INSTRUCTIONS TO FOLLOW:
Determine the number of lines containing the word "this", and state that figure alone.
:: RECORDS PROVIDED ::
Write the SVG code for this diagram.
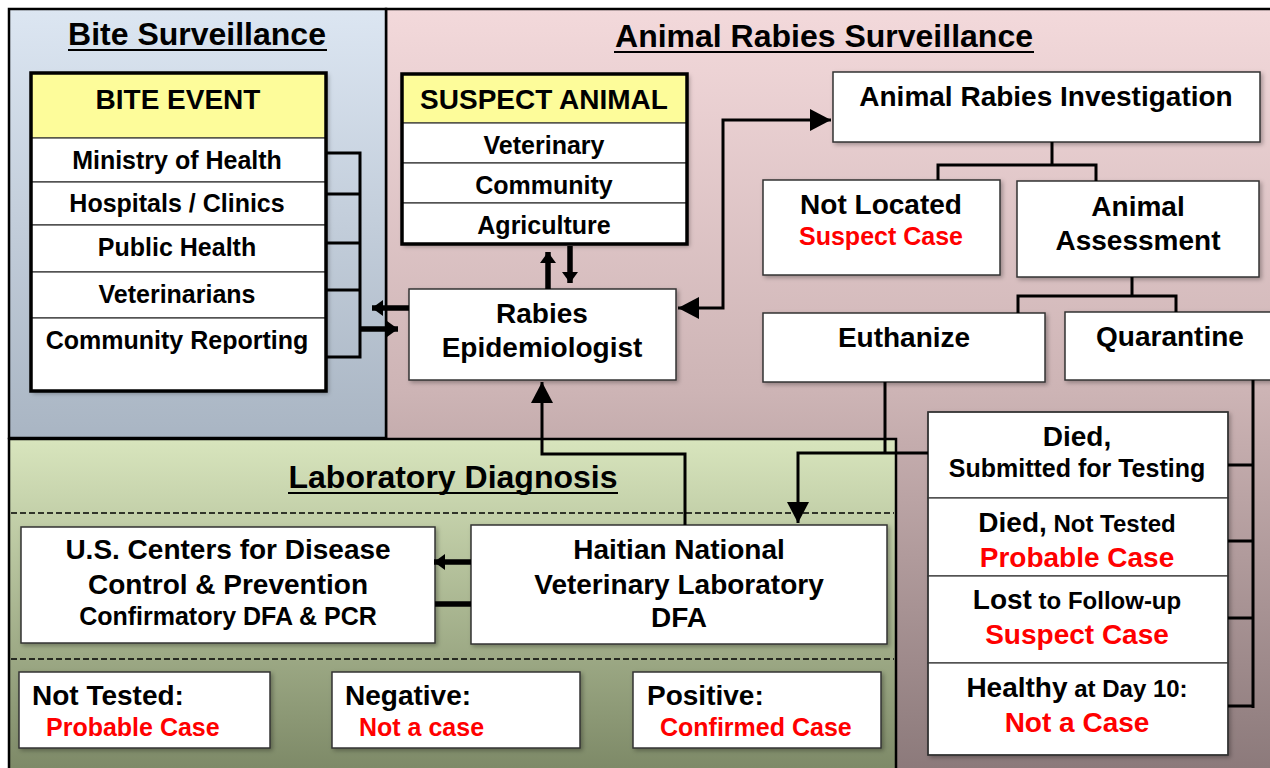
:::
:: RECORDS PROVIDED ::
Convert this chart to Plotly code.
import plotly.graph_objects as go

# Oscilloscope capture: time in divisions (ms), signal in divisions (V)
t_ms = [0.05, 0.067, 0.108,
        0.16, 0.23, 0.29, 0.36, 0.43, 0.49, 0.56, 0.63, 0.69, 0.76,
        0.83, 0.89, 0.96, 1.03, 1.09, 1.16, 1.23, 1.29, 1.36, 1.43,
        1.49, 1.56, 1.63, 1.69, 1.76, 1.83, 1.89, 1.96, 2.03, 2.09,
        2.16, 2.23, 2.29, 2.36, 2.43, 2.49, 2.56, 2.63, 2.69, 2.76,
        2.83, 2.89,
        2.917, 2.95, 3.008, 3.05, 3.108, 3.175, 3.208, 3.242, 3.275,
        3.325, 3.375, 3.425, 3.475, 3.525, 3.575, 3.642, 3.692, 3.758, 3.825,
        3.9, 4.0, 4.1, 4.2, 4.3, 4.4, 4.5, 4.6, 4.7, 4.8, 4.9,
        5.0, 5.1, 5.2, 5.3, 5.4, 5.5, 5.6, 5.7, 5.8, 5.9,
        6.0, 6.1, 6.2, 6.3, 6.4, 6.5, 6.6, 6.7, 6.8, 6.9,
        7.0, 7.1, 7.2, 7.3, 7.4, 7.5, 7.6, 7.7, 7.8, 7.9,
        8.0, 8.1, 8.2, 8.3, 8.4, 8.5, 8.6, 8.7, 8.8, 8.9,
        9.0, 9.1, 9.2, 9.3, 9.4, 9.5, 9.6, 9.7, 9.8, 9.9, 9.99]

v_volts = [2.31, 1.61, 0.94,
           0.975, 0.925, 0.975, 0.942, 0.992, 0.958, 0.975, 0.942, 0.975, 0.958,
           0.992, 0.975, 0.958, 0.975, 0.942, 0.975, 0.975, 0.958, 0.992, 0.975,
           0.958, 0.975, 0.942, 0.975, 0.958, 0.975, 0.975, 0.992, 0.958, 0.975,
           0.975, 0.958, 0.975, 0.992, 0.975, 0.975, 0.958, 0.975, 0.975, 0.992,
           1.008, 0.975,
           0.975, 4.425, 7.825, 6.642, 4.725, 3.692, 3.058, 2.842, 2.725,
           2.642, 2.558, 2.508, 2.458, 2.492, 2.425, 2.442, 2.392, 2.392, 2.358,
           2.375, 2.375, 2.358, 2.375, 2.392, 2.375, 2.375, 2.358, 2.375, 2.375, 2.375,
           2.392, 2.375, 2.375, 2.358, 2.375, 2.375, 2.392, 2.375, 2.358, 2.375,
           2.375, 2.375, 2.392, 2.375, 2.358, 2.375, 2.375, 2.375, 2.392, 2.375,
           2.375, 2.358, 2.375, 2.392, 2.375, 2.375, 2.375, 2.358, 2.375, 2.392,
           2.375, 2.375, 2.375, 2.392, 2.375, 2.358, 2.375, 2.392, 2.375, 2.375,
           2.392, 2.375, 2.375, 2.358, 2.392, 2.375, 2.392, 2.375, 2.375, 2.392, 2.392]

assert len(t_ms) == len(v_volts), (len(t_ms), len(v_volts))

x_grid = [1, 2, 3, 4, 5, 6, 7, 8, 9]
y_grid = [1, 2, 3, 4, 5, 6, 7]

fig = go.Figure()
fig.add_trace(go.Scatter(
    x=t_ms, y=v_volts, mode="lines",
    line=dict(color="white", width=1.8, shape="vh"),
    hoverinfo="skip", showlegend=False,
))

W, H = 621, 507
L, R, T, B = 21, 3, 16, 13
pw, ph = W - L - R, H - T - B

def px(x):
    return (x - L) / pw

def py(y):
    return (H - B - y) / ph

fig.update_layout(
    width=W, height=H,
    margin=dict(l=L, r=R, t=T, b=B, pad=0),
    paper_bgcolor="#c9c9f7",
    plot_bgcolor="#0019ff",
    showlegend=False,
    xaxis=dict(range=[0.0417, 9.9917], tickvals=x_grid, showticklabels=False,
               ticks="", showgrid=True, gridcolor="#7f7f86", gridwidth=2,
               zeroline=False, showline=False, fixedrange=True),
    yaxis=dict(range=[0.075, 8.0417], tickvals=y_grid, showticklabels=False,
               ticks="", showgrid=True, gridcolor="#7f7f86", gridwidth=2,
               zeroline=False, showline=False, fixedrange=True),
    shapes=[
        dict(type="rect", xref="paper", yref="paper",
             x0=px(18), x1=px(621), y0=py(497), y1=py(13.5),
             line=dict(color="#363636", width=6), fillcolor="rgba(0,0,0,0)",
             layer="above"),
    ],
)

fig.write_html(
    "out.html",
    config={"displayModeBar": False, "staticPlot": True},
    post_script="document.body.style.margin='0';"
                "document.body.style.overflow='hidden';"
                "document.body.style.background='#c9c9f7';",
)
:::
WRITTEN ANSWER:
2